**WHAT TO DO:**
Repeat the full listing below verbatim and keep the images out.

**RECORDED DATA:**
==================================================

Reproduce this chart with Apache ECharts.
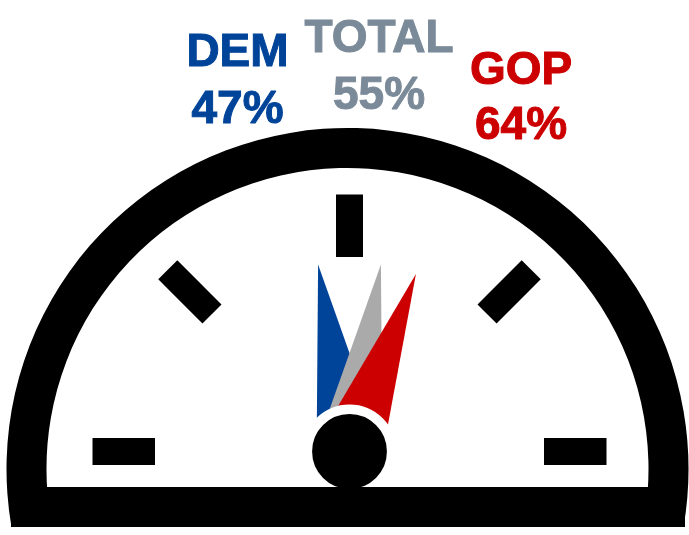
<!DOCTYPE html>
<html>
<head>
<meta charset="utf-8">
<style>html,body{margin:0;padding:0;background:#fff}#c{width:689px;height:535px}</style>
<script src="https://cdn.jsdelivr.net/npm/echarts@6/dist/echarts.min.js"></script>
</head>
<body>
<div id="c"></div>
<script>
const names = ['DEM', 'TOTAL', 'GOP'];
const percentLabels = [47, 55, 64];
const needleValues = [44.7, 55.3, 61.4];
const needleColors = ['#004499', '#aaaaaa', '#cc0000'];
const textColors = ['#004499', '#7a8a99', '#cc0000'];
const font = '"Liberation Sans", Arial, sans-serif';
const hub = [349.5, 451.5];
const titleCenters = [[237.5, 53.5], [379, 39.5], [521, 71]];
const valueCenters = [[237.5, 110], [379, 96], [521, 126]];

const textStyle = i => ({
  color: textColors[i], fontSize: 46, fontWeight: 'bold', fontFamily: font,
  textBorderColor: textColors[i], textBorderWidth: 1
});

const chart = echarts.init(document.getElementById('c'), null, {renderer: 'canvas'});
chart.setOption({
  animation: false,
  backgroundColor: '#fff',
  graphic: [{
    type: 'rect', z: 100,
    shape: {x: 11, y: 487, width: 674, height: 40},
    style: {fill: '#000'}
  }],
  series: [
    {
      type: 'gauge', silent: true,
      center: [347.5, 469], radius: 341,
      startAngle: 189.7, endAngle: -9.7,
      axisLine: {lineStyle: {width: 40, color: [[1, '#000']]}},
      axisTick: {show: false}, splitLine: {show: false}, axisLabel: {show: false},
      pointer: {show: false}, anchor: {show: false},
      title: {show: false}, detail: {show: false},
      data: [{value: 0}]
    },
    {
      type: 'gauge', silent: true,
      center: hub, radius: 257,
      startAngle: 180, endAngle: 0, min: 0, max: 100, splitNumber: 4,
      axisLine: {show: false, lineStyle: {width: 0}},
      axisTick: {show: false},
      axisLabel: {show: false},
      splitLine: {distance: 0, length: 62.5, lineStyle: {color: '#000', width: 27}},
      pointer: {icon: 'triangle', length: 189.5, width: 66.8},
      anchor: {
        show: true, showAbove: true, size: 84.4,
        itemStyle: {color: '#000', borderColor: '#fff', borderWidth: 9.6}
      },
      data: names.map((name, i) => ({
        name,
        value: needleValues[i],
        itemStyle: {color: needleColors[i]},
        title: Object.assign({
          offsetCenter: [titleCenters[i][0] - hub[0], titleCenters[i][1] - hub[1]]
        }, textStyle(i)),
        detail: Object.assign({
          offsetCenter: [valueCenters[i][0] - hub[0], valueCenters[i][1] - hub[1]],
          formatter: percentLabels[i] + '%', valueAnimation: false
        }, textStyle(i))
      }))
    }
  ]
});
</script>
</body>
</html>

==================================================

**TASK RESPONSE:**
Reproduce this chart with Apache ECharts.
<!DOCTYPE html>
<html>
<head>
<meta charset="utf-8">
<style>html,body{margin:0;padding:0;background:#fff}#c{width:689px;height:535px}</style>
<script src="https://cdn.jsdelivr.net/npm/echarts@6/dist/echarts.min.js"></script>
</head>
<body>
<div id="c"></div>
<script>
const names = ['DEM', 'TOTAL', 'GOP'];
const percentLabels = [47, 55, 64];
const needleValues = [44.7, 55.3, 61.4];
const needleColors = ['#004499', '#aaaaaa', '#cc0000'];
const textColors = ['#004499', '#7a8a99', '#cc0000'];
const font = '"Liberation Sans", Arial, sans-serif';
const hub = [349.5, 451.5];
const titleCenters = [[237.5, 53.5], [379, 39.5], [521, 71]];
const valueCenters = [[237.5, 110], [379, 96], [521, 126]];

const textStyle = i => ({
  color: textColors[i], fontSize: 46, fontWeight: 'bold', fontFamily: font,
  textBorderColor: textColors[i], textBorderWidth: 1
});

const chart = echarts.init(document.getElementById('c'), null, {renderer: 'canvas'});
chart.setOption({
  animation: false,
  backgroundColor: '#fff',
  graphic: [{
    type: 'rect', z: 100,
    shape: {x: 11, y: 487, width: 674, height: 40},
    style: {fill: '#000'}
  }],
  series: [
    {
      type: 'gauge', silent: true,
      center: [347.5, 469], radius: 341,
      startAngle: 189.7, endAngle: -9.7,
      axisLine: {lineStyle: {width: 40, color: [[1, '#000']]}},
      axisTick: {show: false}, splitLine: {show: false}, axisLabel: {show: false},
      pointer: {show: false}, anchor: {show: false},
      title: {show: false}, detail: {show: false},
      data: [{value: 0}]
    },
    {
      type: 'gauge', silent: true,
      center: hub, radius: 257,
      startAngle: 180, endAngle: 0, min: 0, max: 100, splitNumber: 4,
      axisLine: {show: false, lineStyle: {width: 0}},
      axisTick: {show: false},
      axisLabel: {show: false},
      splitLine: {distance: 0, length: 62.5, lineStyle: {color: '#000', width: 27}},
      pointer: {icon: 'triangle', length: 189.5, width: 66.8},
      anchor: {
        show: true, showAbove: true, size: 84.4,
        itemStyle: {color: '#000', borderColor: '#fff', borderWidth: 9.6}
      },
      data: names.map((name, i) => ({
        name,
        value: needleValues[i],
        itemStyle: {color: needleColors[i]},
        title: Object.assign({
          offsetCenter: [titleCenters[i][0] - hub[0], titleCenters[i][1] - hub[1]]
        }, textStyle(i)),
        detail: Object.assign({
          offsetCenter: [valueCenters[i][0] - hub[0], valueCenters[i][1] - hub[1]],
          formatter: percentLabels[i] + '%', valueAnimation: false
        }, textStyle(i))
      }))
    }
  ]
});
</script>
</body>
</html>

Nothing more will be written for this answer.